Tony Bosch surrenders to DEA

WESTON, Fla. -- A year to the day that Major League Baseball handed down more than a dozen suspensions in the Biogenesis scandal, highlighted by embattled slugger Alex Rodriguez, federal Drug Enforcement Administration agents conducted an early Tuesday morning roundup that led to charges against the former clinic founder, Tony Bosch, and others tied to his operation.

Shortly after 6 a.m. ET, federal agents began driving up with the handcuffed suspects at the DEA regional office on the outskirts of Fort Lauderdale. Bosch and his attorney drove to the DEA office to surrender. Several of his associates with ties to the anti-aging/wellness business were picked up at their homes in the pre-dawn hours and brought in for processing.

Federal sources said Bosch, 50, had reached a deal to plead guilty to conspiracy to distribute anabolic steroids. The U.S. Attorney's office in Miami scheduled a news conference for later Tuesday to detail the charges.

Sources told "Outside the Lines" that MLB players and other pro athletes are not the focus of the federal investigation; rather, authorities focused solely on potential illegal activities involving Bosch and other associates.

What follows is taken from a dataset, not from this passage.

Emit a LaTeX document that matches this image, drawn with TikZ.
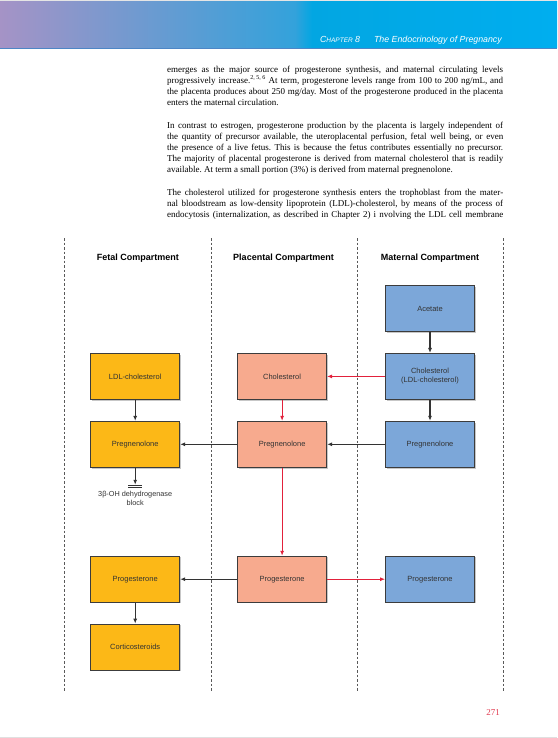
\documentclass[tikz,border=0pt]{standalone}
\usepackage{fontspec}
\setmainfont{Liberation Serif}
\setsansfont{Liberation Sans}
\usetikzlibrary{positioning, arrows.meta, shadows}

\definecolor{fetalcol}{HTML}{FCB817}
\definecolor{placcol}{HTML}{F7AA8E}
\definecolor{matcol}{HTML}{7CA7D9}
\definecolor{redline}{HTML}{E2213B}
\definecolor{boxline}{HTML}{3C3C3C}
\definecolor{pagered}{HTML}{E23A4F}
\definecolor{hdleft}{HTML}{A593C6}
\definecolor{hdmid}{HTML}{33A2DB}
\definecolor{hdcyan}{HTML}{02A6E2}
\definecolor{hdright}{HTML}{00AEEF}
\definecolor{hdline}{HTML}{4D86C6}

\newcommand\justsetup{\frenchspacing\spaceskip=0pt\relax\xspaceskip=0pt\relax}

\tikzset{
  compbox/.style={draw=boxline, line width=0.9pt, minimum width=89pt,
    minimum height=46pt, inner sep=1pt, align=center,
    font=\sffamily\fontsize{7.5}{9}\selectfont, text=black!80,
    drop shadow={shadow xshift=1.2pt, shadow yshift=-1.2pt,
      fill=black!22, opacity=1}},
  fetal/.style={compbox, fill=fetalcol},
  placental/.style={compbox, fill=placcol},
  maternal/.style={compbox, fill=matcol},
  blackarr/.style={-{Latex[length=5pt,width=4pt]}, line width=1.1pt,
    draw=black!80},
  redarr/.style={-{Latex[length=5pt,width=4pt]}, line width=0.9pt,
    draw=redline},
  compline/.style={dash pattern=on 2.5pt off 2pt, line width=0.6pt,
    draw=black!65},
  heading/.style={font=\sffamily\bfseries\fontsize{9}{10}\selectfont},
  bodytext/.style={anchor=north west, inner sep=0pt, text width=336pt,
    align=justify, font=\fontsize{9}{11}\selectfont,
    execute at begin node=\justsetup},
}

\begin{document}
\begin{tikzpicture}[x=1pt, y=-1pt]
\useasboundingbox (0,0) rectangle (557,738);
\fill[white] (0,0) rectangle (557,738);

% page header
\fill[black!10] (0,0) rectangle (557,2);
\shade[left color=hdleft, right color=hdmid] (0,2) rectangle (295,48);
\shade[left color=hdmid, right color=hdcyan] (295,2) rectangle (312,48);
\shade[left color=hdcyan, right color=hdright] (312,2) rectangle (557,48);
\draw[hdline, line width=1.2pt] (0,48.3) -- (557,48.3);
\node[anchor=base east, inner sep=0pt, text=white,
    font=\sffamily\itshape\fontsize{8.8}{10}\selectfont] (chap) at (502,42.5)
    {C{\fontsize{6.5}{8}\selectfont HAPTER} 8\hspace{14pt}The Endocrinology of Pregnancy};

% running text
\node[bodytext] (para1) at (167,66.2) {%
\makebox[336pt][s]{emerges as the major source of progesterone synthesis, and maternal circulating levels}\\
\makebox[336pt][s]{progressively increase.\textsuperscript{2, 5, 6} At term, progesterone levels range from 100 to 200 ng/mL, and}\\
\makebox[336pt][s]{the placenta produces about 250 mg/day. Most of the progesterone produced in the placenta}\\
enters the maternal circulation.};
\node[bodytext] (para2) at (167,122.2) {%
\makebox[336pt][s]{In contrast to estrogen, progesterone production by the placenta is largely independent of}\\
\makebox[336pt][s]{the quantity of precursor available, the uteroplacental perfusion, fetal well being, or even}\\
\makebox[336pt][s]{the presence of a live fetus. This is because the fetus contributes essentially no precursor.}\\
\makebox[336pt][s]{The majority of placental progesterone is derived from maternal cholesterol that is readily}\\
available. At term a small portion (3\%) is derived from maternal pregnenolone.};
\node[bodytext] (para3) at (167,189.2) {%
\makebox[336pt][s]{The cholesterol utilized for progesterone synthesis enters the trophoblast from the mater-}\\
\makebox[336pt][s]{nal bloodstream as low-density lipoprotein (LDL)-cholesterol, by means of the process of}\\
\makebox[336pt][s]{endocytosis (internalization, as described in Chapter 2) i nvolving the LDL cell membrane}};

% compartments
\draw[compline] (64.5,238) -- (64.5,691);
\draw[compline] (211,238) -- (211,691);
\draw[compline] (357,238) -- (357,691);
\draw[compline] (503.5,238) -- (503.5,691);
\node[heading] (fhead) at (138,258) {Fetal Compartment};
\node[heading] (phead) at (283.5,258) {Placental Compartment};
\node[heading] (mhead) at (430,258) {Maternal Compartment};

\node[maternal] (mace) at (430,308.5) {Acetate};
\node[maternal, below=21pt of mace] (mchol) {Cholesterol\\(LDL-cholesterol)};
\node[placental, left=58pt of mchol] (pchol) {Cholesterol};
\node[fetal, left=57pt of pchol] (fldl) {LDL-cholesterol};
\node[fetal, below=21pt of fldl] (fpreg) {Pregnenolone};
\node[placental, below=21pt of pchol] (ppreg) {Pregnenolone};
\node[maternal, below=21pt of mchol] (mpreg) {Pregnenolone};
\node[fetal, below=88pt of fpreg] (fprog) {Progesterone};
\node[placental, below=88pt of ppreg] (pprog) {Progesterone};
\node[maternal, below=88pt of mpreg] (mprog) {Progesterone};
\node[fetal, below=21pt of fprog] (fcort) {Corticosteroids};

\coordinate[below=18.5pt of fpreg] (blk);
\node[below=4pt of blk, align=center, inner sep=1pt,
    font=\sffamily\fontsize{7.3}{8.5}\selectfont, text=black!80] (blklbl)
    {3β-OH dehydrogenase\\block};

\draw[blackarr] (mace) -- (mchol);
\draw[redarr] (mchol) -- (pchol);
\draw[blackarr] (fldl) -- (fpreg);
\draw[redarr] (pchol) -- (ppreg);
\draw[blackarr] (mchol) -- (mpreg);
\draw[blackarr] (ppreg) -- (fpreg);
\draw[blackarr] (mpreg) -- (ppreg);
\draw[redarr] (ppreg) -- (pprog);
\draw[blackarr] (pprog) -- (fprog);
\draw[redarr] (pprog) -- (mprog);
\draw[blackarr] (fprog) -- (fcort);
\draw[blackarr, shorten >=1.5pt] (fpreg) -- (blk);
\draw[line width=0.7pt, black!80] ([xshift=-7pt,yshift=-1pt]blk) -- ([xshift=7pt,yshift=-1pt]blk);
\draw[line width=0.7pt, black!80] ([xshift=-7pt,yshift=1pt]blk) -- ([xshift=7pt,yshift=1pt]blk);

% folio
\node[text=pagered, font=\fontsize{9}{10}\selectfont] (pagenum) at (493,713) {271};
\draw[black!12] (0,737.5) -- (557,737.5);
\end{tikzpicture}
\end{document}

Bosch, a self-described biochemist, has been at the head of the largest performance-enhancing drug scandal in American sports history. To date, nearly 20 professional players connected to his clinic have been suspended by MLB after either after having tested positive or their doping regimens having been uncovered in clinic records. The list includes some of baseball's marquee names, led by A-Rod, Ryan Braun, Nelson Cruz, Melky Cabrera and Bartolo Colon.

At least 25 players, either by name or nickname, appeared in clinic documents reviewed by "Outside the Lines," though MLB lacked sufficient evidence to bring suspensions against all of them. Sources have indicated the number of MLB players who dealt with Bosch over the years could be significantly higher.

Records reveal Bosch also serviced athletes from other sports, entertainers and South Florida business-types, often prescribing regimens of growth hormone and testosterone.

Bosch later served as the lead witness in MLB's case against Rodriguez, who appealed his suspension. To gain his cooperation -- as well as access to his text, email and other evidence against A-Rod and other players -- baseball officials agreed to drop a civil lawsuit it had filed against him, to indemnify him against civil charges while also promising to put in a good word if he were to face criminal charges, though MLB obviously isn't in position to influence a federal investigation.

The agreement was reached in June 2013, just two months before a federal grand jury in Miami began hearing evidence in the case centered on Bosch and his shuttered wellness clinic. Assistant U.S. Attorneys Patrick Sullivan and Sharad Motiania led the prosecution, while the DEA coordinated the investigation.

Porter Fischer, a former patient/client who briefly served as marketing director of Biogenesis, appeared before the grand jury and turned over clinic documents. At the time, federal law enforcement officials asked Florida investigators to "stand down" in a separate the state was conducting of Bosch and his operation.